Updated: 03/14/2013 6:01 PM
Created: 03/14/2013 4:27 PM WHEC.com
By: Brett Davidsen
If you have money tied up in investments, you'll want to pay attention to this I-Team 10 consumer alert. It comes with a warning that can't be emphasized enough.
Investors get tricked into parting with their savings, lured by the enticement of big returns. In reality, they're using your money to try to keep their scheme going.
Dennis Sindrey, fraud victim, said, “They said they had this investment opportunity and it looked really good deal."
Dennis Sindrey was one of many victims of an elaborate investment scheme. The conman was previously an attorney in Houston, who owed over $30 million in back taxes. Immediately after getting out of prison, he took up with some of his old friends and claimed he had ownership interest in oil and gas wells in Texas. He promised a return of 16% of your money.
Matthew Boynton, U.S. Postal Inspector, said, “The salesman was an out of work broker at the time, affable, genuinely friendly, ate dinner with these folks, hung out at their home, spent time in their homes, went to parties with them, really introduced them into their lives and vouched for these investments."
Sindrey said, “The first 10 months, I started receiving the checks, the intermittent, then not at all. And that's when we realized it was a Ponzi scheme.”
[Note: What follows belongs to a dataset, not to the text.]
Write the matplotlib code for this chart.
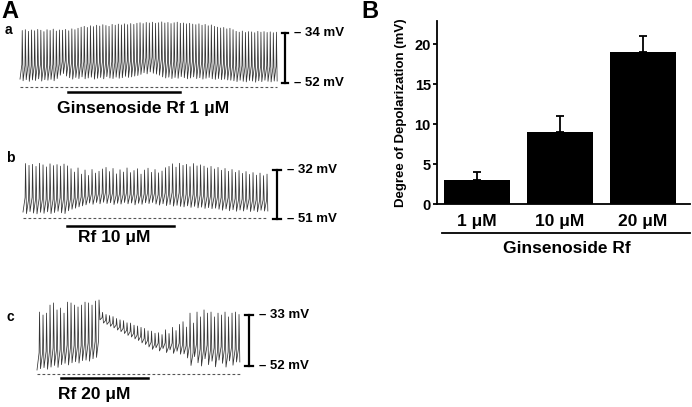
import matplotlib
matplotlib.use("Agg")
import matplotlib.pyplot as plt
from matplotlib.lines import Line2D

plt.rcParams["font.family"] = ["Liberation Sans", "DejaVu Sans"]
plt.rcParams["font.weight"] = "bold"
plt.rcParams["axes.labelweight"] = "bold"

W, H = 692, 407

# ---- Panel A: per-spike peak and trough potentials (mV) ----
peaks_a = [-33.1, -32.8, -33.4, -32.9, -33.2, -32.7, -33.0, -33.5, -32.8, -33.1,
           -32.6, -33.3, -32.9, -33.0, -32.7, -33.2, -32.5, -32.8, -32.3,
           -31.9, -31.6, -32.0, -31.4, -31.7, -31.2, -31.5, -31.0, -31.3, -31.6,
           -30.9, -31.2, -30.8, -31.1, -30.7, -31.0, -30.6, -30.9,
           -30.5, -30.3, -30.6, -30.2, -30.4, -30.1, -30.5, -30.3, -30.0, -30.4,
           -30.2, -30.6, -30.3, -30.1, -30.5, -30.4, -30.7, -30.5,
           -30.8, -31.0, -30.7, -31.2, -30.9, -31.4, -31.1, -31.6, -31.9,
           -32.2, -32.0, -32.5, -32.3, -32.8,
           -33.4, -33.7, -33.3, -33.8, -33.5, -33.6, -33.9, -33.4, -33.7, -33.5,
           -33.8, -33.6, -33.9, -33.7]
troughs_a = [-50.6, -51.2, -50.8, -51.4, -50.9, -51.1, -50.5, -51.3, -50.8, -51.0,
             -50.7, -51.2, -50.4,
             -49.2, -48.6, -49.5,
             -50.1, -50.6, -50.0, -50.4, -49.8, -50.5, -50.2, -49.9, -50.6, -50.3,
             -50.0, -50.5, -49.7, -50.2, -50.4, -49.9, -50.3, -50.1, -49.6, -50.0,
             -49.8, -49.5, -49.3,
             -48.9, -48.3, -48.7, -48.0, -48.5, -48.8, -49.2,
             -49.8, -50.2, -49.9, -50.4, -50.0, -50.3, -49.7, -50.1, -50.5, -50.2,
             -49.8, -50.4, -50.1, -50.6, -50.3, -50.0, -50.5, -50.7, -50.4, -50.8,
             -50.6, -50.9, -51.0,
             -51.2, -51.5, -51.0, -51.4, -51.6, -51.1, -51.3, -51.7, -51.2, -51.5,
             -51.0, -51.4, -51.6, -51.3]

peaks_b = [-29.5, -30.2, -29.8, -30.6, -29.4, -30.0, -30.8, -29.6, -30.3, -29.9,
           -30.5, -29.7, -30.4,
           -31.5, -32.8, -31.2, -33.6, -32.0, -34.1, -31.8, -33.2, -32.5, -31.6,
           -31.0, -32.6, -31.4, -33.5, -31.9, -32.8, -31.2, -33.0, -32.2, -31.5,
           -33.6, -32.0, -31.3, -32.9, -31.8, -33.1, -32.4, -31.1,
           -30.6, -29.6, -30.9, -29.4, -30.2, -29.8, -30.7, -29.5, -30.4, -30.0,
           -30.5, -31.2, -30.6, -31.6, -31.0, -32.1, -31.4, -32.5, -31.8, -32.9,
           -32.2, -33.3, -32.6, -33.7, -33.0, -34.0, -33.2, -34.2, -33.6]
troughs_b = [-48.3, -48.9, -48.1, -48.7, -49.0, -48.4, -48.8, -48.2, -48.9, -48.5,
             -48.0, -48.6, -48.9,
             -47.8, -47.2, -46.8, -46.3, -45.9,
             -45.5, -44.8, -45.3, -44.6, -45.1, -44.5, -45.0, -44.7, -45.4, -44.9,
             -45.2, -44.6, -45.1, -44.8, -45.5, -44.9, -45.3, -44.7, -45.0, -44.6,
             -45.2, -45.6, -45.1, -45.8, -45.4, -46.0, -45.7, -46.1,
             -46.3, -45.9, -46.5, -46.1, -46.7, -46.4, -46.9, -46.6, -47.0, -46.8,
             -47.2, -47.6, -47.1, -47.8, -47.4, -48.0, -47.5, -47.9, -47.3, -48.1,
             -47.7, -48.2, -47.6, -47.9]

peaks_c = [-31.9, -33.0, -32.3, -29.3, -28.5, -31.1, -30.4, -32.3, -28.2, -28.5,
           -29.3, -30.0, -29.3, -28.2, -28.5, -29.3, -27.8, -27.4,
           -32.0, -32.8, -33.2, -33.6, -34.3, -34.8, -35.1, -35.9, -36.0, -36.8,
           -37.1, -37.6, -38.0, -38.9, -39.0, -39.8, -39.6, -40.3, -38.5, -39.9,
           -37.6, -38.8, -36.5, -35.5,
           -37.5, -32.3, -36.0, -31.9, -33.7, -31.1, -32.3, -31.9, -33.7, -32.3,
           -33.0, -31.9, -33.7, -32.3, -31.9, -32.8]
troughs_c = [-53.5, -53.0, -52.6, -53.2, -52.4, -51.8, -52.5, -51.5, -51.0, -51.6,
             -50.8, -50.4, -50.9, -50.0, -49.8, -50.2, -49.3, -48.8,
             -34.8, -36.0, -36.5, -37.2, -37.8, -38.6, -39.2, -39.9, -40.6, -41.2,
             -41.9, -42.5, -43.4, -44.0, -44.9, -45.8, -45.2, -46.4, -45.5, -47.0,
             -46.0, -47.3, -46.5, -47.6,
             -47.5, -49.0, -51.8, -48.5, -50.8, -52.0, -49.3, -51.5, -50.2, -52.3,
             -49.8, -51.0, -52.4, -50.1, -51.7, -50.5]

scale_a = ("– 34 mV", "– 52 mV")
scale_b = ("– 32 mV", "– 51 mV")
scale_c = ("– 33 mV", "– 52 mV")

# ---- Panel B ----
doses = ["1 μM", "10 μM", "20 μM"]
depolarization = [3, 9, 19]
sem = [1, 2, 2]


def fig_px(x, y):
    return x / W, 1 - y / H


def draw_trace(fig, peaks, troughs, start, period, cal, top, bottom,
               labels, stim, stim_text, stim_text_px, letter_px, letter):
    y_top, mv_top, y_bot, mv_bot = cal
    mv_px = (mv_top - mv_bot) / (y_bot - y_top)
    ax = fig.add_axes([0, 1 - bottom / H, 360 / W, (bottom - top) / H])
    ax.set_xlim(-start / period, (360 - start) / period)
    ax.set_ylim(mv_top - (bottom - y_top) * mv_px, mv_top + (y_top - top) * mv_px)
    ax.axis("off")

    def dx(px):
        return (px - start) / period

    def dy(py):
        return mv_top - (py - y_top) * mv_px

    # spikes: slow ramp from trough, fast up to peak, fast down to next trough
    t, v = [], []
    n = len(peaks)
    for i in range(n):
        t += [i, i + 0.6, i + 0.72]
        v += [troughs[i], troughs[i] + 0.3 * (peaks[i] - troughs[i]), peaks[i]]
    t.append(n - 0.05)
    v.append(troughs[-1])
    ax.plot(t, v, color="#333333", lw=0.55)

    # dashed baseline
    base = min(troughs) - 1.6
    ax.plot([0, n], [base, base], ls=(0, (2.5, 2)), color="#555555", lw=0.8)

    # scale bar
    xb = n + 2.5
    ax.plot([xb, xb], [mv_bot, mv_top], color="black", lw=1.6)
    for m in (mv_bot, mv_top):
        ax.plot([xb - 1.1, xb + 1.1], [m, m], color="black", lw=1.6)
    ax.text(xb + 3.0, mv_top, labels[0], fontsize=9.5, va="center", ha="left")
    ax.text(xb + 3.0, mv_bot, labels[1], fontsize=9.5, va="center", ha="left")

    # drug application bar
    ax.plot([dx(stim[0]), dx(stim[1])], [dy(stim[2]), dy(stim[2])],
            color="black", lw=1.8)
    ax.text(dx(stim_text_px[0]), dy(stim_text_px[1]), stim_text, fontsize=12.5,
            ha="center", va="center")
    fig.text(*fig_px(*letter_px), letter, fontsize=10, ha="center", va="center")


fig = plt.figure(figsize=(W / 100, H / 100), dpi=100)

fig.text(*fig_px(1, 0), "A", fontsize=17, va="top", ha="left")
fig.text(*fig_px(361, 0), "B", fontsize=17, va="top", ha="left")

draw_trace(fig, peaks_a, troughs_a, 20, 3.1, (33, -34, 83, -52), 10, 120,
           scale_a, (68, 180, 92), "Ginsenoside Rf 1 μM", (143, 108), (8, 30), "a")
draw_trace(fig, peaks_b, troughs_b, 23, 3.5, (170, -32, 219, -51), 140, 250,
           scale_b, (67, 174, 226), "Rf 10 μM", (114, 238), (10, 158), "b")
draw_trace(fig, peaks_c, troughs_c, 37, 3.5, (315, -33, 366, -52), 285, 405,
           scale_c, (61, 148, 378), "Rf 20 μM", (94, 395), (10, 317), "c")

# ---- Panel B bar chart ----
axb = fig.add_axes([437 / W, 1 - 204 / H, 253 / W, 183 / H])
pos = [1, 2, 3]
axb.bar(pos, depolarization, width=0.8, color="black",
        yerr=([0, 0, 0], sem), capsize=3,
        error_kw=dict(elinewidth=1.3, capthick=1.3, ecolor="black"))
axb.set_xlim(0.52, 3.57)
axb.set_ylim(0, 22.9)
axb.set_yticks([0, 5, 10, 15, 20])
axb.set_xticks(pos)
axb.set_xticklabels(doses, fontsize=12.5)
axb.tick_params(axis="x", length=0, pad=7)
axb.tick_params(axis="y", length=3, width=1.3, labelsize=10.5, pad=1.5)
for s in ("top", "right"):
    axb.spines[s].set_visible(False)
for s in ("left", "bottom"):
    axb.spines[s].set_linewidth(1.3)
axb.set_ylabel("Degree of Depolarization (mV)", fontsize=9.5, labelpad=5)

x0, y0 = fig_px(442, 233)
x1, _ = fig_px(690, 233)
fig.add_artist(Line2D([x0, x1], [y0, y0], color="black", lw=1.3))
fig.text(*fig_px(567, 248), "Ginsenoside Rf", fontsize=12.5, ha="center", va="center")

fig.savefig("out.png", dpi=100)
A similar case occurred here in Rochester, when federal authorities say more than 120 people invested money with this man, Ashvin Zaveri. Investors thought their money was going toward oil and natural gas exploration through his company. In reality, investigators say the proceeds were being used to pay off previous investors. Zaveri was indicted on money laundering and fraud charges but died in 2010 before the case went to trial.
Sindery says in his case, he felt like he failed his family.
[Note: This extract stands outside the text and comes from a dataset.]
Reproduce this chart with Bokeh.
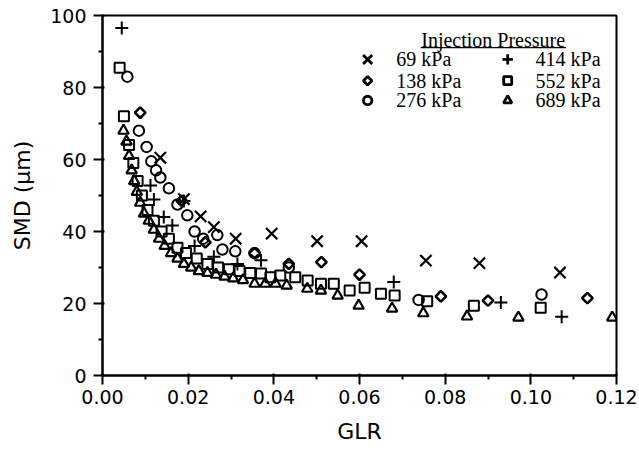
import math
from bokeh.plotting import figure
from bokeh.models import FixedTicker, PrintfTickFormatter, Label, Range1d
from bokeh.embed import file_html
from bokeh.resources import INLINE

# ---- data ----
x69 = [0.0135, 0.019, 0.0229, 0.0260, 0.0311, 0.0395, 0.0501, 0.0605, 0.0755, 0.0880, 0.1068]
y69 = [60.5, 49.0, 44.2, 41.2, 38.0, 39.4, 37.3, 37.3, 31.9, 31.2, 28.6]

x138 = [0.0088, 0.0185, 0.0240, 0.0355, 0.0435, 0.0511, 0.0600, 0.0790, 0.0900, 0.1132]
y138 = [73.0, 48.5, 37.0, 34.0, 31.0, 31.5, 28.0, 22.0, 20.8, 21.5]

x276 = [0.0058, 0.0085, 0.0103, 0.0114, 0.0125, 0.0135, 0.0155, 0.0175, 0.0198,
        0.0215, 0.0235, 0.0268, 0.0280, 0.0310, 0.0355, 0.0435, 0.0738, 0.1025]
y276 = [83.0, 68.0, 63.5, 59.5, 57.0, 55.0, 52.0, 47.5, 44.5,
        40.0, 38.0, 39.0, 35.0, 34.5, 34.0, 30.0, 21.0, 22.5]

x414 = [0.0045, 0.0112, 0.0120, 0.0143, 0.0163, 0.0190, 0.0215, 0.0260, 0.0315,
        0.0370, 0.0680, 0.0930, 0.1072]
y414 = [96.5, 52.8, 48.9, 44.0, 41.7, 48.5, 36.0, 33.0, 31.0,
        32.0, 26.0, 20.3, 16.3]

x552 = [0.0040, 0.0050, 0.0062, 0.0072, 0.0082, 0.0092, 0.0105, 0.0120, 0.0138, 0.0155,
        0.0175, 0.0195, 0.0220, 0.0245, 0.0270, 0.0295, 0.0320, 0.0345, 0.0370, 0.0392,
        0.0415, 0.0450, 0.0479, 0.0510, 0.0540, 0.0577, 0.0612, 0.0650, 0.0682, 0.0758,
        0.0867, 0.1023]
y552 = [85.5, 72.0, 64.0, 59.0, 54.0, 50.0, 46.0, 43.0, 40.0, 38.0,
        35.5, 34.0, 32.5, 31.0, 30.0, 29.5, 29.0, 28.5, 28.3, 27.3,
        27.8, 27.3, 26.4, 25.5, 25.5, 23.6, 24.4, 22.7, 22.2, 20.6,
        19.4, 18.8]

x689 = [0.0049, 0.0056, 0.0062, 0.0068, 0.0074, 0.0080, 0.0088, 0.0097, 0.0108, 0.0120,
        0.0132, 0.0145, 0.0160, 0.0175, 0.0190, 0.0207, 0.0225, 0.0245, 0.0265, 0.0285,
        0.0305, 0.0328, 0.0355, 0.0380, 0.0404, 0.0430, 0.0478, 0.0510, 0.0549, 0.0598,
        0.0676, 0.0749, 0.0851, 0.0971, 0.1190]
y689 = [68.0, 65.0, 61.0, 57.0, 54.0, 51.0, 48.0, 45.0, 43.0, 40.5,
        38.0, 36.0, 34.0, 32.5, 31.0, 30.0, 29.0, 28.5, 28.0, 27.5,
        27.0, 26.5, 25.5, 25.5, 25.5, 25.0, 24.1, 23.6, 22.2, 19.4,
        18.6, 17.3, 16.4, 16.1, 16.1]

x_ticks = [0.00, 0.02, 0.04, 0.06, 0.08, 0.10, 0.12]
y_ticks = [0, 20, 40, 60, 80, 100]
legend_title = "Injection Pressure"
legend_labels = ["69 kPa", "138 kPa", "276 kPa", "414 kPa", "552 kPa", "689 kPa"]

series = [(x69, y69), (x138, y138), (x276, y276), (x414, y414), (x552, y552), (x689, y689)]

# marker styles: (marker, size, angle, line_width)
styles = [("x", 16, 0.0, 2.2), ("square", 7.5, math.pi / 4, 2.6), ("circle", 10.5, 0.0, 2.0),
          ("cross", 13, 0.0, 2.0), ("square", 10, 0.0, 2.0), ("triangle", 10.5, 0.0, 2.2)]

p = figure(width=639, height=465, output_backend="svg", toolbar_location=None,
           x_range=Range1d(0, 0.12), y_range=Range1d(0, 100),
           min_border_left=102, min_border_right=23, min_border_top=15, min_border_bottom=90)

p.background_fill_color = "white"
p.border_fill_color = "white"
p.grid.visible = False
p.outline_line_color = "black"
p.outline_line_width = 2

for (xs, ys), (m, s, a, lw) in zip(series, styles):
    p.scatter(xs, ys, marker=m, size=s, angle=a, line_color="black", line_width=lw,
              fill_alpha=0)

# axes
for ax in (p.xaxis, p.yaxis):
    ax.axis_line_width = 2
    ax.axis_line_color = "black"
    ax.major_tick_line_width = 2
    ax.minor_tick_line_width = 2
    ax.major_tick_out = 9
    ax.major_tick_in = 2
    ax.minor_tick_out = 4
    ax.minor_tick_in = 0
    ax.major_label_text_font = "DejaVu Sans"
    ax.major_label_text_font_size = "19px"
    ax.major_label_text_color = "black"
    ax.axis_label_text_font = "DejaVu Sans"
    ax.axis_label_text_font_size = "22px"
    ax.axis_label_text_font_style = "normal"
    ax.axis_label_text_color = "black"

p.xaxis.ticker = FixedTicker(ticks=x_ticks, minor_ticks=[t + 0.01 for t in x_ticks[:-1]])
p.yaxis.ticker = FixedTicker(ticks=y_ticks, minor_ticks=[t + 10 for t in y_ticks[:-1]])
p.xaxis.formatter = PrintfTickFormatter(format="%.2f")
p.xaxis.axis_label = "GLR"
p.yaxis.axis_label = "SMD (µm)"
p.xaxis.major_label_standoff = 5
p.yaxis.major_label_standoff = 7
p.xaxis.axis_label_standoff = 12
p.yaxis.axis_label_standoff = 12

# ---- legend (layout positions in data units) ----
lg_font = "Liberation Serif"
p.add_layout(Label(x=0.0912, y=93.3, text=legend_title, text_font=lg_font, text_color="black",
                   text_font_size="20px", text_align="center", text_baseline="middle"))
p.segment(x0=[0.0743], y0=[91.1], x1=[0.1082], y1=[91.1], line_color="black", line_width=1.2)
col_marker_x = [0.0619, 0.0946]
col_text_x = [0.0686, 0.1011]
row_y = [87.8, 81.9, 76.4]
for i, (lab, (m, s, a, lw)) in enumerate(zip(legend_labels, styles)):
    c, r = divmod(i, 3)
    p.scatter([col_marker_x[c]], [row_y[r]], marker=m, size=s * 0.8, angle=a,
              line_color="black", line_width=2.8, fill_alpha=0)
    p.add_layout(Label(x=col_text_x[c], y=row_y[r], text=lab, text_font=lg_font,
                       text_color="black", text_font_size="20px",
                       text_align="left", text_baseline="middle"))

open("out.html", "w").write(file_html(p, INLINE))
Sindrey said, "As you get older, you're not making money for yourself, so much you're making it for your children and grandchildren. I felt like I had let them down and lost their money."
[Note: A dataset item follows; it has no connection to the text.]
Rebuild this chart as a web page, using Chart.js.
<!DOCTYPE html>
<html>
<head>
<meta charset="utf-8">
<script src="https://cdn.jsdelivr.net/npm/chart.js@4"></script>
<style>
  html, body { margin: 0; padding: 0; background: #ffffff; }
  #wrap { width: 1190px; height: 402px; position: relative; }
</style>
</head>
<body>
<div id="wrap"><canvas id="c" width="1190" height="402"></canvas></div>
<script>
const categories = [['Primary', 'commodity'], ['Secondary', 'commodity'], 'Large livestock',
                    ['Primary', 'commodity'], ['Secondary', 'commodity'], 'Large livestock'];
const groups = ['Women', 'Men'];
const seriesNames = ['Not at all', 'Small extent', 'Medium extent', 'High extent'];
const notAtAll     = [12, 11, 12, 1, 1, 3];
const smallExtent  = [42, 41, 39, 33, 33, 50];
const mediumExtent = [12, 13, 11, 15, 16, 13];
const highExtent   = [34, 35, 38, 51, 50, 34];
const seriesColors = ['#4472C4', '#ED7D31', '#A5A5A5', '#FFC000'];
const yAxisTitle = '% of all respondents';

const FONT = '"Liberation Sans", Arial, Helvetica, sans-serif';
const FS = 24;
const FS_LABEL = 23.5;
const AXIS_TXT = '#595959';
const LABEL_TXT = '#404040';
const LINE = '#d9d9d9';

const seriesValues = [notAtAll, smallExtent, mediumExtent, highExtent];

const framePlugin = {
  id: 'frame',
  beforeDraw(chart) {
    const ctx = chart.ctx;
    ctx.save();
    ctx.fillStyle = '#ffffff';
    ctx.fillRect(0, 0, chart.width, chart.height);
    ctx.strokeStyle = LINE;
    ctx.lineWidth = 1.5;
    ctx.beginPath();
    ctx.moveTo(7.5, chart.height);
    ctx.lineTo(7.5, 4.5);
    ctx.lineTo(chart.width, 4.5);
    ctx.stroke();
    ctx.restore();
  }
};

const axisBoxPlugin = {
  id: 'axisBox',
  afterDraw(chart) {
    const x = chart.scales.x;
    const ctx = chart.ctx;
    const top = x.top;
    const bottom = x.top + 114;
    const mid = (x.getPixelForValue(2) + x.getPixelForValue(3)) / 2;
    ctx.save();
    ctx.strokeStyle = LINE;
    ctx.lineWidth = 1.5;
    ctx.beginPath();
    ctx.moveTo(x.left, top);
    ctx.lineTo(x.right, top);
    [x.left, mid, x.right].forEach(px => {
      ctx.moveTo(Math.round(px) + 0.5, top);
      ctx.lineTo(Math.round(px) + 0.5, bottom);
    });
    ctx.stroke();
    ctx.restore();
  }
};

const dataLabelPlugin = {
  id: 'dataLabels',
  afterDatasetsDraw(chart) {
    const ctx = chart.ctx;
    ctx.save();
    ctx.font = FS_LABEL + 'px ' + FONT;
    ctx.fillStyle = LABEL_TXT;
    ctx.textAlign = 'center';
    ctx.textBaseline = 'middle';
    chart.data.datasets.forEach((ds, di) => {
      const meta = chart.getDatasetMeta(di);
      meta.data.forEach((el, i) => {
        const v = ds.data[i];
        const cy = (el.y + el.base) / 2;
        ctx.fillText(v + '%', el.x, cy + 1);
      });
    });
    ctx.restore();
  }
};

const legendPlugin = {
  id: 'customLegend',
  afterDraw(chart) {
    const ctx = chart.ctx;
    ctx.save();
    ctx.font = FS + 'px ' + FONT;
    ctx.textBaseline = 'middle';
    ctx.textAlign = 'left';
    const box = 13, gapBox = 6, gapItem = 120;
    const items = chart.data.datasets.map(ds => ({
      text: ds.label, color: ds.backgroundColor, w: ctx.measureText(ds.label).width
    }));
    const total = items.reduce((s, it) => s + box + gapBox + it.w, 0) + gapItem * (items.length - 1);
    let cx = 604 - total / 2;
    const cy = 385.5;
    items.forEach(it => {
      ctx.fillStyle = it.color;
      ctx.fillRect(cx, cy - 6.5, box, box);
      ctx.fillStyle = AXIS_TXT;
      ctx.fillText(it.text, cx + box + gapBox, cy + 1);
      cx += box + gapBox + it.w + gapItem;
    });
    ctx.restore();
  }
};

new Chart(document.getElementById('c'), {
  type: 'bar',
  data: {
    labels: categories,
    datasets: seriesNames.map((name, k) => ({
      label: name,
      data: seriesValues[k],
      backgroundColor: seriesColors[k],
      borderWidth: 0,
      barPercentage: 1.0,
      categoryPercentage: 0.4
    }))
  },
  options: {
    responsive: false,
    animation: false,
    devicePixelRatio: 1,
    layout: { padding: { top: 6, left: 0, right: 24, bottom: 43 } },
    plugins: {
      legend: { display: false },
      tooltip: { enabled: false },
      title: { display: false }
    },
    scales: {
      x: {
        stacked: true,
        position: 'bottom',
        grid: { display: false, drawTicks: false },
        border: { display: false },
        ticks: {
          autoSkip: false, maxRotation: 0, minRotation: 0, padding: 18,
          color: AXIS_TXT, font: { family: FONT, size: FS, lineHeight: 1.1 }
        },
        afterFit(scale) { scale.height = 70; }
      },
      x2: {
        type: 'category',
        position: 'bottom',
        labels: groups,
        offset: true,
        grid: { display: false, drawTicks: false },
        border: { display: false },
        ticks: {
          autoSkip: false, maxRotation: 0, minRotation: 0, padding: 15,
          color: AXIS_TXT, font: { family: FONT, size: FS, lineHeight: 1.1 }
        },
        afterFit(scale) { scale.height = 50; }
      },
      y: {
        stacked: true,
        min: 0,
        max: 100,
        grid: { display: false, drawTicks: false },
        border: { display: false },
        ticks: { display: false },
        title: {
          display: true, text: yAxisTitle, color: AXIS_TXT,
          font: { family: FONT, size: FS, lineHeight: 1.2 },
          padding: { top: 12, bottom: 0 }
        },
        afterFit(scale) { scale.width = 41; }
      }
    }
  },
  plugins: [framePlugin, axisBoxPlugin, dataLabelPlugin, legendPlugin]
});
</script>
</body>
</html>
In the Zaveri case, the government was able to return about $9 million to investors after going after his assets, life insurance policies and bank accounts. But postal inspectors warn that re-couping losses like these can be very difficult.
Here's what you can do. First, do a thorough check on anyone you invest with. Value the references you get, but check them out out anyway. Also, verify their credentials from their education to the various license they have. Review litigation complaints filed by current or former investors are often times the first warning sign that trouble has been brewing.